___ EXERCISE DATA ___

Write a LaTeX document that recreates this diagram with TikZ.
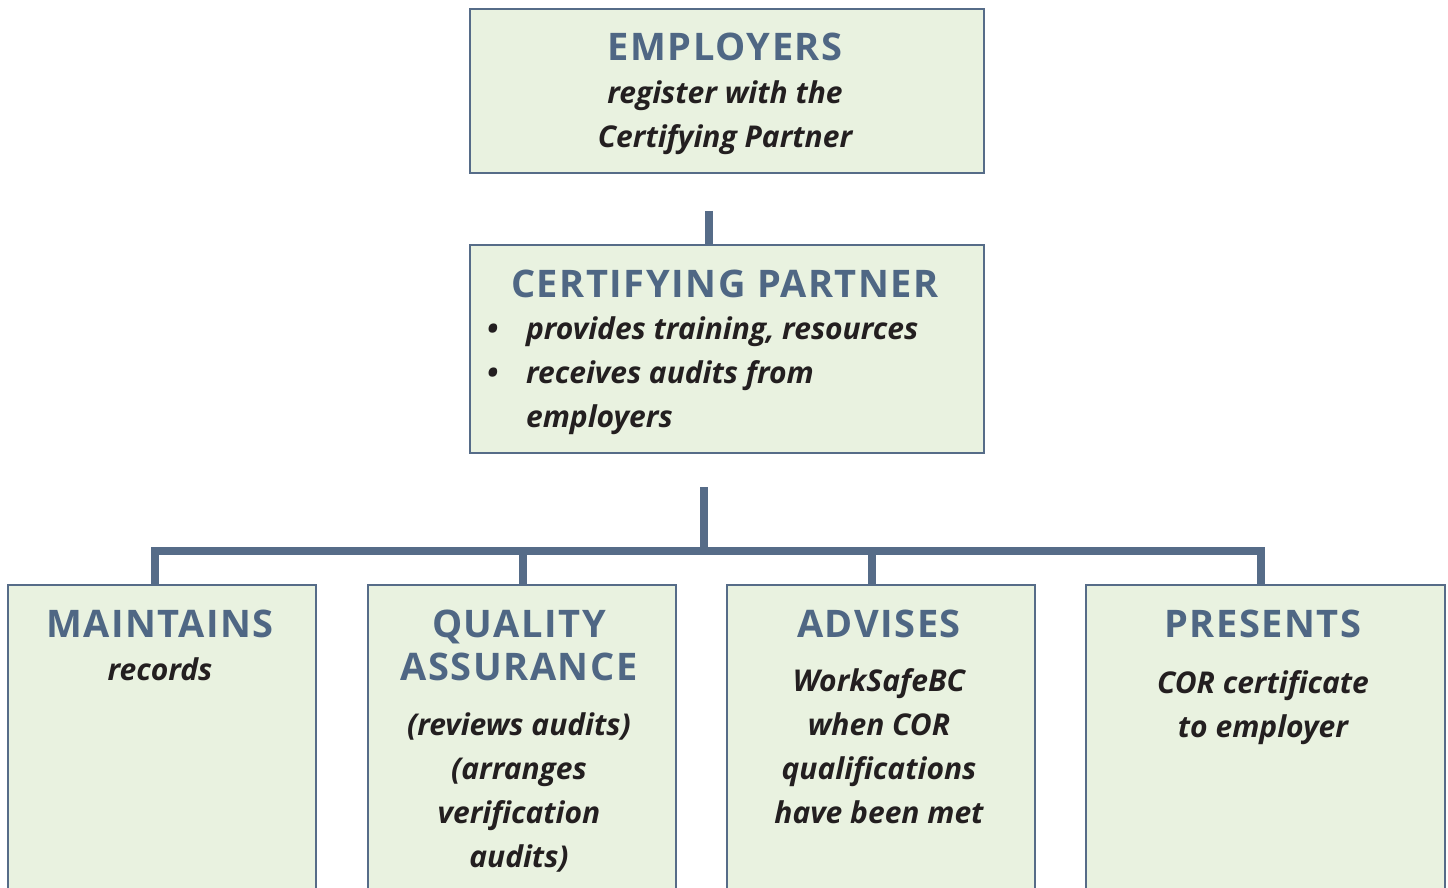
\documentclass[tikz,border=0pt]{standalone}
\usepackage{fontspec}
\setmainfont{Open Sans}
\newfontfamily\headfont[LetterSpace=4.0]{Open Sans}
\usetikzlibrary{positioning}
\definecolor{linecol}{HTML}{566C88}
\definecolor{headcol}{HTML}{4F6784}
\definecolor{boxcol}{HTML}{E9F2E0}
\definecolor{txtcol}{HTML}{231F20}

\begin{document}
\begin{tikzpicture}[x=0.5pt,y=-0.5pt,
  box/.style={draw=linecol,line width=1.25pt,fill=boxcol,inner sep=0pt},
  head/.style={anchor=base,text=headcol,align=center,
    font=\headfont\bfseries\fontsize{19}{21.5}\selectfont},
  body/.style={anchor=base,text=txtcol,align=center,
    font=\bfseries\itshape\fontsize{15}{22}\selectfont},
  link/.style={draw=linecol,line width=3.75pt}]
  \clip (0,0) rectangle (1448,888);

  % boxes
  \node[box,minimum width=257pt,minimum height=82pt] (emp) at (727,91) {};
  \node[box,minimum width=257pt,minimum height=104pt] (cp) at (727,349) {};
  \node[box,minimum width=154pt,minimum height=200pt] (keep) at (162,785) {};
  \node[box,minimum width=154pt,minimum height=200pt] (qa) at (522,785) {};
  \node[box,minimum width=154pt,minimum height=200pt] (adv) at (881,785) {};
  \node[box,minimum width=179.5pt,minimum height=200pt] (pres) at (1265.5,785) {};

  % connectors
  \coordinate (top) at (709,211);
  \draw[link] (top) -- (top |- cp.north);
  \coordinate (mid) at (704,487);
  \coordinate (bar) at (704,551);
  \draw[link] (mid) -- (bar);
  \draw[link] ([xshift=-3.5pt]keep.north) |- (bar) -| ([xshift=-2.25pt]pres.north);
  \draw[link] ([xshift=0.5pt]qa.north) -- ([xshift=0.5pt]qa.north |- bar);
  \draw[link] ([xshift=-4.5pt]adv.north) -- ([xshift=-4.5pt]adv.north |- bar);

  % texts (base of a multi-line node = its last line)
  \node[head] (emph) at (725,61) {EMPLOYERS};
  \node[body] (empb) at (725,148) {register with the\\Certifying Partner};

  \node[head] (cph) at (725,298) {CERTIFYING PARTNER};
  \node[body,anchor=base west,align=left] (cpb) at (519,427)
    {\llap{\textbullet\hspace{14pt}}provides training, resources\\
     \llap{\textbullet\hspace{14pt}}receives audits from\\employers};

  \node[head] (keeph) at (160,637) {MAINTAINS};
  \node[body] (keepb) at (160,680) {records};

  \node[head] (qah) at (519,680) {QUALITY\\ASSURANCE};
  \node[body] (qab) at (519,867) {(reviews audits)\\(arranges\\verification\\audits)};

  \node[head] (advh) at (879,637) {ADVISES};
  \node[body] (advb) at (879,823) {WorkSafeBC\\when COR\\qualifications\\have been met};

  \node[head] (presh) at (1263,637) {PRESENTS};
  \node[body] (presb) at (1263,737) {COR certificate\\to employer};
\end{tikzpicture}
\end{document}
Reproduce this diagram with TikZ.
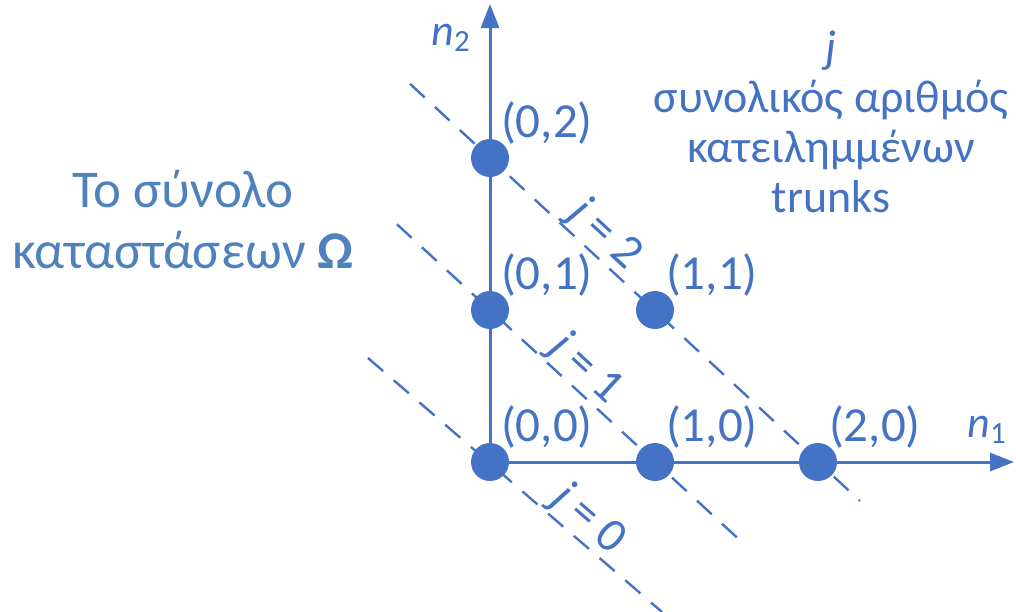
\documentclass[tikz,border=0pt]{standalone}
\usepackage{fontspec}
\setmainfont{Carlito}
\usetikzlibrary{arrows.meta,positioning,calc}
\definecolor{lineblue}{RGB}{68,114,196}
\definecolor{textblue}{RGB}{79,129,189}

\begin{document}
\begin{tikzpicture}[x=0.5pt,y=-0.5pt,>={Triangle[length=12pt,width=9pt]},
  dot/.style={circle,fill=lineblue,minimum size=19pt,inner sep=0pt},
  lbl/.style={font=\fontsize{24.5}{28}\selectfont,text=lineblue,inner sep=1pt},
  pt/.style={lbl,xshift=-2.5pt,yshift=-1pt},
  axis/.style={draw=lineblue,line width=1.5pt,->},
  jline/.style={draw=lineblue,line width=1.2pt,dash pattern=on 10pt off 7pt},
  jlbl/.style={font=\fontsize{24}{28}\selectfont,text=lineblue,sloped,above,inner sep=0pt}]
  \useasboundingbox (0,0) rectangle (1016,611);
  % lattice points
  \node[dot,label={[pt]above right:(0,0)}] (p00) at (490,462) {};
  \node[dot,label={[pt]above right:(1,0)}] (p10) at (655,462) {};
  \node[dot,label={[pt]above right:(2,0)}] (p20) at (818,462) {};
  \node[dot,label={[pt]above right:(0,1)}] (p01) at (490,310) {};
  \node[dot,label={[pt]above right:(1,1)}] (p11) at (655,310) {};
  \node[dot,label={[pt]above right:(0,2)}] (p02) at (490,158) {};
  % axes
  \coordinate (n1tip) at (1014,462);
  \coordinate (n2tip) at (490,4);
  \draw[axis] (p00.center) -- (n1tip);
  \draw[axis] (p00.center) -- (n2tip);
  \node[lbl,font=\fontsize{22}{26}\selectfont] (n1lbl) at (987,430) {\textit{n}\textsubscript{1}};
  \node[lbl,font=\fontsize{22}{26}\selectfont] (n2lbl) at (451,38) {\textit{n}\textsubscript{2}};
  % lines j = n1 + n2
  \draw[jline] ($(p00)+(-122,-104)$) -- node[jlbl,pos=0.70] {\textit{j} = 0} ($(p00)+(172,150)$);
  \draw[jline] ($(p01)!-0.564!(p10)$) -- node[jlbl,pos=0.50] {\textit{j} = 1} ($(p01)!1.545!(p10)$);
  \draw[jline] ($(p02)!-0.244!(p20)$) -- node[jlbl,pos=0.40] {\textit{j} = 2} ($(p02)!1.128!(p20)$);
  % texts
  \node[font=\fontsize{23}{25}\selectfont,text=lineblue,align=center] (jtext) at (831,122) {\textit{j}\\συνολικός αριθμός\\κατειλημμένων\\trunks};
  \node[font=\fontsize{26.5}{30.5}\selectfont,text=textblue,align=center] (omega) at (183,220) {Το σύνολο\\καταστάσεων \textbf{Ω}};
\end{tikzpicture}
\end{document}
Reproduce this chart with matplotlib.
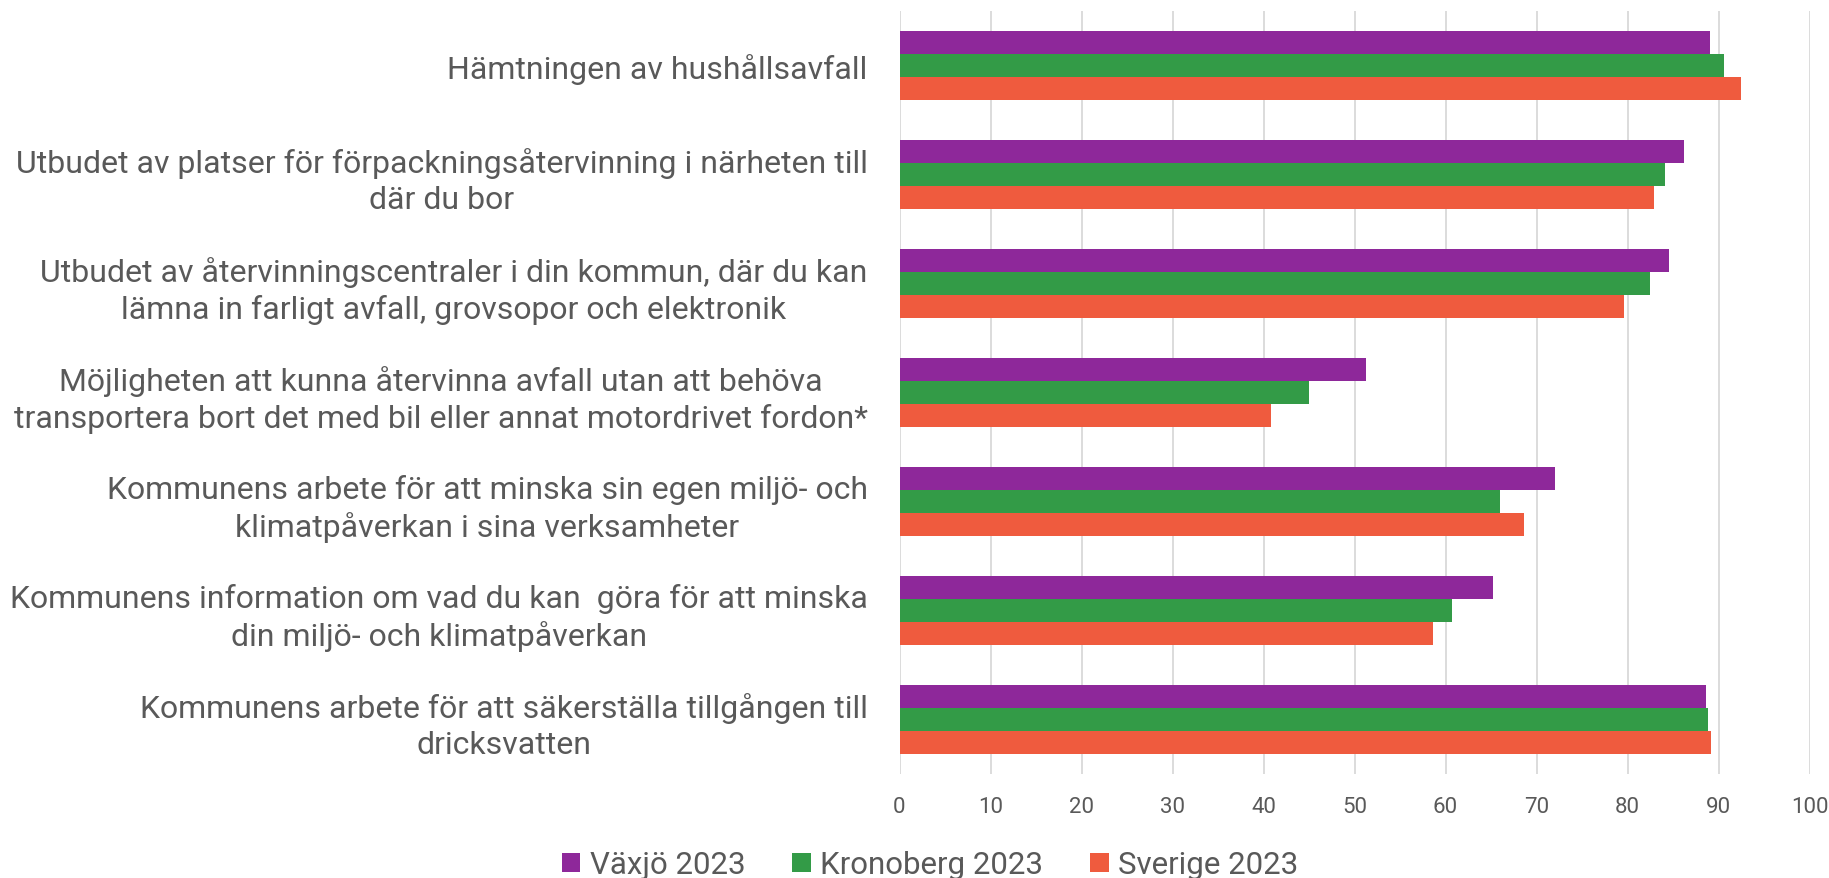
import matplotlib
matplotlib.use("Agg")
import matplotlib.pyplot as plt
import numpy as np
from matplotlib.patches import Patch

plt.rcParams['font.family'] = ['Roboto', 'DejaVu Sans']

categories = [
    "Hämtningen av hushållsavfall",
    "Utbudet av platser för förpackningsåtervinning i närheten till\ndär du bor",
    "Utbudet av återvinningscentraler i din kommun, där du kan\nlämna in farligt avfall, grovsopor och elektronik",
    "Möjligheten att kunna återvinna avfall utan att behöva\ntransportera bort det med bil eller annat motordrivet fordon*",
    "Kommunens arbete för att minska sin egen miljö- och\nklimatpåverkan i sina verksamheter",
    "Kommunens information om vad du kan  göra för att minska\ndin miljö- och klimatpåverkan",
    "Kommunens arbete för att säkerställa tillgången till\ndricksvatten",
]
series_names = ["Växjö 2023", "Kronoberg 2023", "Sverige 2023"]
vaxjo = [89.1, 86.2, 84.6, 51.3, 72.0, 65.2, 88.6]
kronoberg = [90.6, 84.1, 82.5, 45.0, 66.0, 60.7, 88.8]
sverige = [92.5, 82.9, 79.6, 40.8, 68.6, 58.6, 89.2]
xticks = [0, 10, 20, 30, 40, 50, 60, 70, 80, 90, 100]

colors = ["#8E289A", "#339B47", "#EF5B3E"]
text_color = "#595959"

fig = plt.figure(figsize=(18.29, 8.79), dpi=100)
ax = fig.add_axes([899.5 / 1829, 1 - 775 / 879, 910 / 1829, 763 / 879])

y = np.arange(len(categories))
h = 0.208
for i, (vals, c) in enumerate(zip([vaxjo, kronoberg, sverige], colors)):
    ax.barh(y + (i - 1) * h, vals, height=h, color=c, zorder=3)

ax.set_ylim(len(categories) - 0.5, -0.5)
ax.set_xlim(0, 100)
ax.set_xticks(xticks)
ax.set_xticklabels([str(t) for t in xticks])
ax.set_yticks(y)
ax.set_yticklabels(categories, fontsize=23, color=text_color,
                   multialignment='center', linespacing=1.3)
ax.tick_params(axis='y', length=0, pad=23)
ax.tick_params(axis='x', length=0, pad=16, labelsize=16, labelcolor=text_color)
ax.grid(axis='x', color='#D9D9D9', linewidth=1.3, zorder=0)
for s in ax.spines.values():
    s.set_visible(False)

handles = [Patch(facecolor=c, label=n) for c, n in zip(colors, series_names)]
fig.legend(handles=handles, loc='center', bbox_to_anchor=(930 / 1829, 1 - 866 / 879),
           ncol=3, frameon=False, fontsize=22.5, labelcolor=text_color,
           handlelength=0.6, handleheight=0.6, handletextpad=0.3,
           columnspacing=1.5, borderaxespad=0)

fig.savefig("out.png", dpi=100)
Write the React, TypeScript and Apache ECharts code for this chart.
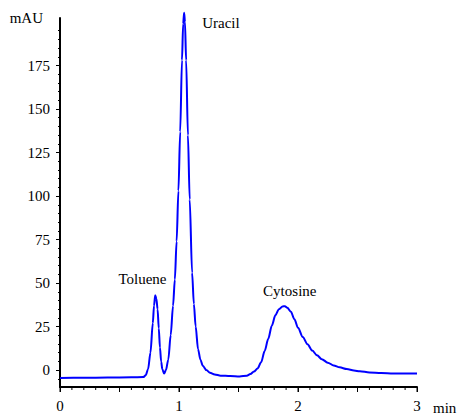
import React, { useEffect, useRef } from "react";
import * as echarts from "echarts";

// Retention time (min) and absorbance (mAU)
const times = [
  0, 0.2, 0.4, 0.6, 0.7, 0.72, 0.74, 0.76, 0.78, 0.79, 0.8, 0.81, 0.82, 0.83, 0.84, 0.85, 0.86,
  0.875, 0.89, 0.91, 0.93, 0.95, 0.965, 0.98, 0.995, 1.01, 1.025, 1.035, 1.043, 1.05, 1.06, 1.075, 1.09,
  1.11, 1.125, 1.14, 1.16, 1.18, 1.2, 1.23, 1.26, 1.3, 1.35, 1.43, 1.51, 1.57, 1.6, 1.63, 1.66,
  1.69, 1.72, 1.75, 1.78, 1.81, 1.84, 1.87, 1.89, 1.91, 1.94, 1.97, 2.0, 2.04, 2.08, 2.12, 2.16,
  2.2, 2.25, 2.3, 2.35, 2.41, 2.47, 2.52, 2.6, 2.7, 2.8, 2.9, 3.0,
];
const absorbance = [
  -4.5, -4.4, -4.3, -4.1, -4.0, -3.0, 0.5, 10, 27, 37, 43, 41, 35, 24, 13, 5, 0.5,
  -2.0, 0, 6, 20, 37, 52, 74, 103, 137, 178, 199, 205.3, 200, 178, 135, 98,
  56, 38, 25, 12, 6, 2.5, 0, -1.5, -2.5, -3.2, -3.4, -3.6, -3.2, -2.3, -0.8, 0.9,
  4.5, 11, 18, 25.5, 31.5, 35, 36.6, 36.7, 35.8, 33.5, 29.2, 24.3, 19, 14.8, 11.2, 8.5,
  6.3, 4.3, 2.7, 1.6, 0.6, -0.2, -0.7, -1.3, -1.7, -1.95, -2.0, -2.0,
];

const xLabelValues = [0, 1, 2, 3];
const xTickValues = [0, 0.5, 1, 1.5, 2, 2.5, 3];
const xMinorValues = Array.from({ length: 31 }, (_, i) => i / 10);
const yTickValues = [0, 25, 50, 75, 100, 125, 150, 175];
const yMinorValues = Array.from({ length: 41 }, (_, i) => -5 + i * 5);

const peakNames = ["Toluene", "Uracil", "Cytosine"];
const peakLabelX = [0.693, 1.352, 1.931];
const peakLabelY = [52.6, 199.7, 45.7];

const FONT = "Liberation Serif, DejaVu Serif, serif";

export default function App() {
  const ref = useRef<HTMLDivElement>(null);
  useEffect(() => {
    if (!ref.current) return;
    const chart = echarts.init(ref.current, undefined, { renderer: "svg" });
    const xMin = 0;
    const xMax = 3;
    const yMin = -9.7;
    const yMax = 202.3;
    chart.setOption({
      animation: false,
      backgroundColor: "#fff",
      textStyle: { fontFamily: FONT },
      grid: {
        left: 60,
        right: 42,
        top: 18,
        bottom: 28,
        containLabel: false,
        outerBoundsMode: "none",
      },
      graphic: [
        {
          type: "text",
          left: 433,
          top: 400,
          style: { text: "min", font: "15px " + FONT, fill: "#000" },
        },
      ],
      xAxis: {
        type: "value",
        position: "bottom",
        min: xMin,
        max: xMax,
        axisLine: { show: true, onZero: false, lineStyle: { color: "#000", width: 2 } },
        axisTick: { show: true, length: 5, customValues: xTickValues, lineStyle: { color: "#000", width: 1 } },
        splitLine: { show: false },
        axisLabel: {
          fontFamily: FONT,
          fontSize: 15,
          color: "#000",
          margin: 11,
          customValues: xLabelValues,
        },
      },
      yAxis: [
        {
          type: "value",
          min: yMin,
          max: yMax,
          name: "mAU",
          nameLocation: "end",
          nameGap: 0,
          nameTextStyle: {
            fontFamily: FONT,
            fontSize: 15,
            color: "#000",
            align: "right",
            verticalAlign: "middle",
            padding: [0, 17, 0, 0],
          },
          axisLine: { show: true, onZero: false, lineStyle: { color: "#000", width: 2 } },
          axisTick: { show: true, length: 4, customValues: yTickValues, lineStyle: { color: "#000", width: 1 } },
          splitLine: { show: false },
          axisLabel: {
            fontFamily: FONT,
            fontSize: 15,
            color: "#000",
            margin: 10,
            customValues: yTickValues,
          },
        },
        {
          type: "value",
          min: yMin,
          max: yMax,
          position: "left",
          axisLine: { show: false, onZero: false },
          axisTick: { show: true, length: 2, customValues: yMinorValues, lineStyle: { color: "#000", width: 1 } },
          axisLabel: { show: false },
          splitLine: { show: false },
        },
      ],
      series: [
        {
          type: "line",
          data: times.map((t, i) => [t, absorbance[i]]),
          showSymbol: false,
          smooth: 0.3,
          smoothMonotone: "x",
          clip: false,
          lineStyle: { color: "#0000ff", width: 2 },
          itemStyle: { color: "#0000ff" },
          markLine: {
            silent: true,
            symbol: "none",
            label: { show: false },
            lineStyle: { color: "#000", width: 2, type: "solid" },
            data: [{ yAxis: yMin }],
          },
          markPoint: {
            symbol: "circle",
            symbolSize: 0,
            silent: true,
            label: {
              show: true,
              position: "inside",
              fontFamily: FONT,
              fontSize: 15,
              color: "#000",
              formatter: (p: any) => p.name,
            },
            data: peakNames.map((n, i) => ({ name: n, coord: [peakLabelX[i], peakLabelY[i]] })),
          },
        },
        {
          // tick marks of the time axis, placed through the axis scales
          type: "custom",
          silent: true,
          clip: false,
          z: 10,
          data: xMinorValues.map((v) => [v, yMin]),
          encode: { x: 0, y: 1 },
          renderItem: (params: any, api: any) => {
            const v = api.value(0);
            const p = api.coord([v, api.value(1)]);
            const isMajor = Math.abs(v * 2 - Math.round(v * 2)) < 1e-6;
            const len = isMajor ? 5 : 3;
            return {
              type: "line",
              shape: { x1: p[0], y1: p[1], x2: p[0], y2: p[1] + len },
              style: { stroke: "#000", lineWidth: 1 },
            };
          },
        },
      ],
    });
    return () => chart.dispose();
  }, []);
  return <div ref={ref} style={{ position: "fixed", left: 0, top: 0, width: 459, height: 415 }} />;
}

___

● **GOAL**:
In the listing above, find the line containing "Reproduce this chart with matplotlib." and the line containing "ax.barh(y + (i". Reproduce those lines and all between them exactly, with no pictures and nothing more.

● **EXERCISE ANSWER**:
Reproduce this chart with matplotlib.
import matplotlib
matplotlib.use("Agg")
import matplotlib.pyplot as plt
import numpy as np
from matplotlib.patches import Patch

plt.rcParams['font.family'] = ['Roboto', 'DejaVu Sans']

categories = [
    "Hämtningen av hushållsavfall",
    "Utbudet av platser för förpackningsåtervinning i närheten till\ndär du bor",
    "Utbudet av återvinningscentraler i din kommun, där du kan\nlämna in farligt avfall, grovsopor och elektronik",
    "Möjligheten att kunna återvinna avfall utan att behöva\ntransportera bort det med bil eller annat motordrivet fordon*",
    "Kommunens arbete för att minska sin egen miljö- och\nklimatpåverkan i sina verksamheter",
    "Kommunens information om vad du kan  göra för att minska\ndin miljö- och klimatpåverkan",
    "Kommunens arbete för att säkerställa tillgången till\ndricksvatten",
]
series_names = ["Växjö 2023", "Kronoberg 2023", "Sverige 2023"]
vaxjo = [89.1, 86.2, 84.6, 51.3, 72.0, 65.2, 88.6]
kronoberg = [90.6, 84.1, 82.5, 45.0, 66.0, 60.7, 88.8]
sverige = [92.5, 82.9, 79.6, 40.8, 68.6, 58.6, 89.2]
xticks = [0, 10, 20, 30, 40, 50, 60, 70, 80, 90, 100]

colors = ["#8E289A", "#339B47", "#EF5B3E"]
text_color = "#595959"

fig = plt.figure(figsize=(18.29, 8.79), dpi=100)
ax = fig.add_axes([899.5 / 1829, 1 - 775 / 879, 910 / 1829, 763 / 879])

y = np.arange(len(categories))
h = 0.208
for i, (vals, c) in enumerate(zip([vaxjo, kronoberg, sverige], colors)):
    ax.barh(y + (i - 1) * h, vals, height=h, color=c, zorder=3)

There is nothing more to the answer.